The Boxer Protocol provided financial reparations to each of the victors. In 1909, President Theodore Roosevelt made the decision to reduce China’s payment to the U.S. by $10.8 million. That money was repurposed to establish The Boxer Indemnity Scholarship, a program that taught English language and Western culture to China’s youth, and also subsidized students’ opportunities to be educated in America. Western education was being seen as the way forward.
Roosevelt saw the benefits of this program as “American-directed reform in China” to help promote American financial and political interests, while also promoting America’s international image. It became the most successful and consequential foreign study program in China’s history and set the stage for Tsune Chi’s education at Denison.
The Boxer Protocol also included territorial concessions to the victors—one of which, Italy, was given a district in Tianjin, administered by an Italian consul. Tsune Chi was educated at the Nankai School in Tianjin, and the proximity of the Italian Concession was likely his first exposure to the Italian culture and language, which would shape his future diplomatic career.
Nankai School in Tianjin was a recent (1904) and radical departure from the Chinese approach to teaching. It was modeled on Western-style college preparatory schools instead of traditional Confucian education, and its principal, Zhang Bolin, designed a curriculum that was aimed at helping students surmount the “five illnesses” that Zhang believed were afflicting China: ignorance, weakness, poverty, disunity, and selfishness. His solution was physical education, hygiene, group activity, science, and moral cultivation. Zhang employed the characters gong (public spirit) and neng (ability) to represent his
ideals for the school’s mission: civic responsibility, integrity, and the application of practical skills to produce leaders who could bring global respect and standing to China.

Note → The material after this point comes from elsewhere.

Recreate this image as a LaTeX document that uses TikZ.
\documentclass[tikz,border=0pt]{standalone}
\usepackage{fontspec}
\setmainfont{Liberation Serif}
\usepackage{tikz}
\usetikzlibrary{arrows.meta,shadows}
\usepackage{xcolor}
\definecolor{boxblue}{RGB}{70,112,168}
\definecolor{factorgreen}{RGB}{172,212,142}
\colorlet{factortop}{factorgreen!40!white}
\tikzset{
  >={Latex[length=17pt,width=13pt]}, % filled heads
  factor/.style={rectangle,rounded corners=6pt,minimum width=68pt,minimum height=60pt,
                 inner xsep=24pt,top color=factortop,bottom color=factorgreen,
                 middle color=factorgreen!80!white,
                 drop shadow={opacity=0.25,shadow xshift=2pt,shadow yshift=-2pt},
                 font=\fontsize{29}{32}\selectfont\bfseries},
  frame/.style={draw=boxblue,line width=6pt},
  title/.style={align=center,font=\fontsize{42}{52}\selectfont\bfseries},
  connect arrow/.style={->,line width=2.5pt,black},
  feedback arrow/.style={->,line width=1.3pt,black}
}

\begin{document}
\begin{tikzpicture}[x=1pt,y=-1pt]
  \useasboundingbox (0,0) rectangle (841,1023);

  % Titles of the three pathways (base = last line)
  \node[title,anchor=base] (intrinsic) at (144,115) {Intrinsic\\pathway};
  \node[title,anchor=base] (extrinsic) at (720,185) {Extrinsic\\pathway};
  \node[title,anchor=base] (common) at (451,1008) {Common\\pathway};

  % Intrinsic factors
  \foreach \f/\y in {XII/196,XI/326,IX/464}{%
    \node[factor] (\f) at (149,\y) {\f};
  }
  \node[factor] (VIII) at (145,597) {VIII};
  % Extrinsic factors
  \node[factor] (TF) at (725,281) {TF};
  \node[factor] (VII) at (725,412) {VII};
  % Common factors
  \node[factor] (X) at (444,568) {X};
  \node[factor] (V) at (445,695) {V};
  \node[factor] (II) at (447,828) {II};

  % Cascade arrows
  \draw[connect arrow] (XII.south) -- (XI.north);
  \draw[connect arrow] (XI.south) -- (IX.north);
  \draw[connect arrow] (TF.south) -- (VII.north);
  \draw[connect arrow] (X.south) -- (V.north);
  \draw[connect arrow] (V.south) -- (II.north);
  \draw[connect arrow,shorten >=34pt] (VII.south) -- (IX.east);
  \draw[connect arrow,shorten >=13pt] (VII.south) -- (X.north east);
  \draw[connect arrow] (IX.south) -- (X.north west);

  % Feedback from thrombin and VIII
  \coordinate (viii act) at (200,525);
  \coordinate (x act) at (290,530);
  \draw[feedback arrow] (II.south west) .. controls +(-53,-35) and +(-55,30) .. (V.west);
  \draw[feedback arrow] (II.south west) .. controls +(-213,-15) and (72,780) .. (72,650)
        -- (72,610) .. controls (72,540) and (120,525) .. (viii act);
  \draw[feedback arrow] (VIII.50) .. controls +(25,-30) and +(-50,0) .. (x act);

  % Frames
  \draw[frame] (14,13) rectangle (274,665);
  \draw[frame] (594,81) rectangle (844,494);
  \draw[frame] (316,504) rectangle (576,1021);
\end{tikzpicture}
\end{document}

Tsune Chi Yü was in the class following Nankai’s best-known alumnus, Zhou Enlai, the skillful diplomat, statesman, and first Premier of the People’s Republic of China (1949-1976). Zhou Enlai was the speaker for his graduating class in June 1917, and his experience at Nankai has been described as the foundation of his lifelong intellectual vigor and personal resilience. That same educational experience, and the example of Zhou himself, would have influenced Tsune Chi’s determined and civic-minded path, though Tsune Chi Yü was a confirmed Nationalist rather than a Communist.
Following his time at Denison, Tsune Chi accumulated a series of advanced degrees in New York: a master’s in political science from Columbia, a doctorate in economic geography from New York University, and a doctorate in public law from Columbia in 1927.

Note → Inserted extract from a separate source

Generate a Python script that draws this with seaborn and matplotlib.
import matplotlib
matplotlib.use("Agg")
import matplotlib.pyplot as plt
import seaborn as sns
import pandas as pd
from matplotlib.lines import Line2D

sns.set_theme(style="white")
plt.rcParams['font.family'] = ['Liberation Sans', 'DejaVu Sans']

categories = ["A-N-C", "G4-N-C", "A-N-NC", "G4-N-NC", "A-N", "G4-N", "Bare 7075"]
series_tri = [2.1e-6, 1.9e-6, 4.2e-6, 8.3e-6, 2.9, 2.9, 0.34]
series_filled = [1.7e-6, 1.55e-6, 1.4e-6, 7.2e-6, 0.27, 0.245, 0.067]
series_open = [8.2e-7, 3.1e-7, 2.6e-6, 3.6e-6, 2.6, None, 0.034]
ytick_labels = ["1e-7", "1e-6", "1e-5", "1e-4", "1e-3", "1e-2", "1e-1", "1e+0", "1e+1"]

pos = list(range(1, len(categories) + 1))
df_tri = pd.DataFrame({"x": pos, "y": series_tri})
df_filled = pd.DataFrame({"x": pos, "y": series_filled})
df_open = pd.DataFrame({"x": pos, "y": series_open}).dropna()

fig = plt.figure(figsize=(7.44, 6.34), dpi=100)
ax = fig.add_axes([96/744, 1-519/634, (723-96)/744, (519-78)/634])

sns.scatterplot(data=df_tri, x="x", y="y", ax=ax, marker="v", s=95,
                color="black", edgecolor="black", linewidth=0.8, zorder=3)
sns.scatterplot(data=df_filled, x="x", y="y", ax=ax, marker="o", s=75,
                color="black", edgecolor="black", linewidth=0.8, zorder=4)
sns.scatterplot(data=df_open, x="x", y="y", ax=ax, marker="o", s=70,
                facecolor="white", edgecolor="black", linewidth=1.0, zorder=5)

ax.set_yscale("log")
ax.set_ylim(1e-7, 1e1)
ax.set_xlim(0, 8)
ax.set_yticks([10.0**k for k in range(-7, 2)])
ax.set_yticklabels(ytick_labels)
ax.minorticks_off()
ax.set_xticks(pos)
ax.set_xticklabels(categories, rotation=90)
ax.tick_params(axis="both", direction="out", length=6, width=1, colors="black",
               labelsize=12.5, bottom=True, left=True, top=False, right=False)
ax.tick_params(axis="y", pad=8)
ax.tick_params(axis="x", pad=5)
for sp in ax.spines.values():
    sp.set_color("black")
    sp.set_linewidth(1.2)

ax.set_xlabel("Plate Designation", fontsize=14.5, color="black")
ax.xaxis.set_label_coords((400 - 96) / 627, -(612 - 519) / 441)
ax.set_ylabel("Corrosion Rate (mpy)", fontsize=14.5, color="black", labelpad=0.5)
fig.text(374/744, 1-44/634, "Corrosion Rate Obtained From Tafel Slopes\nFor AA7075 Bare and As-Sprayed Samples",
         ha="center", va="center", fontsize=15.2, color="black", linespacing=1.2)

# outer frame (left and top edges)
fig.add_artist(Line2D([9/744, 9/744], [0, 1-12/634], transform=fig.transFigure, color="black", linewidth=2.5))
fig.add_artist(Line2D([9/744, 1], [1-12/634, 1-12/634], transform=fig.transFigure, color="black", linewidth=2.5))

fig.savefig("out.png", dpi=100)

Tsune Chi Yü served as Consul General of the Republic of China in New York and was remembered in his New York Times obituary for negotiating a permanent peace pact between two feuding Chinese factions in 1937 when then-Republican Beijing was “besieged by the Japanese.” They then agreed “to join in aiding their brethren in China to fight the invaders.”

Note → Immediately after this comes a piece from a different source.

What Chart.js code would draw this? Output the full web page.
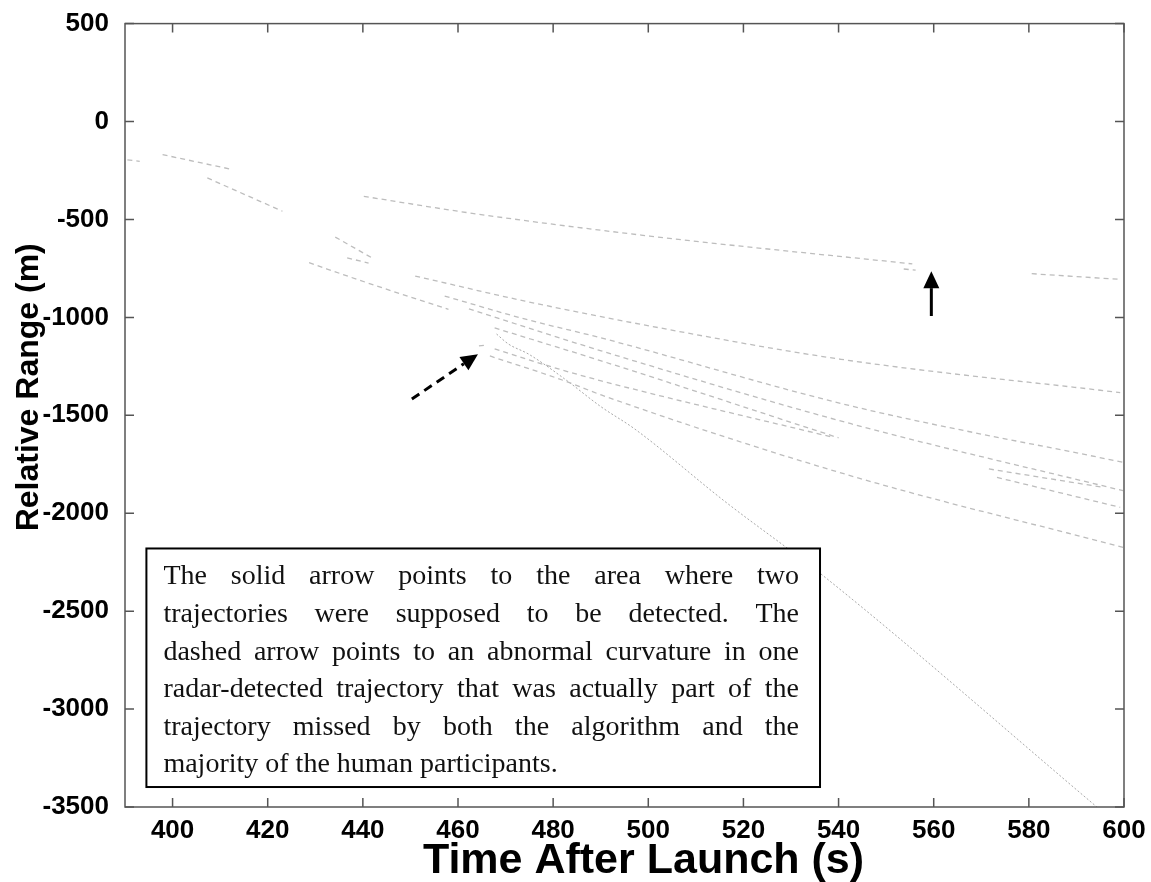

He won the Victory Medal of the Republic of China; was president of the Chin Tsai Honorary Society in the U.S.; was a senior member of the Treaty Commission, Minister of Foreign Affairs; served as expert of the Chinese delegation to the Dumbarton Oaks Conference; was a delegate to the Paris Peace Conference in 1946; was an alternate delegate to the United Nations Assembly in 1949; and beginning in 1946, he was the ambassador extraordinary and plenipotentiary of China to Italy and Spain.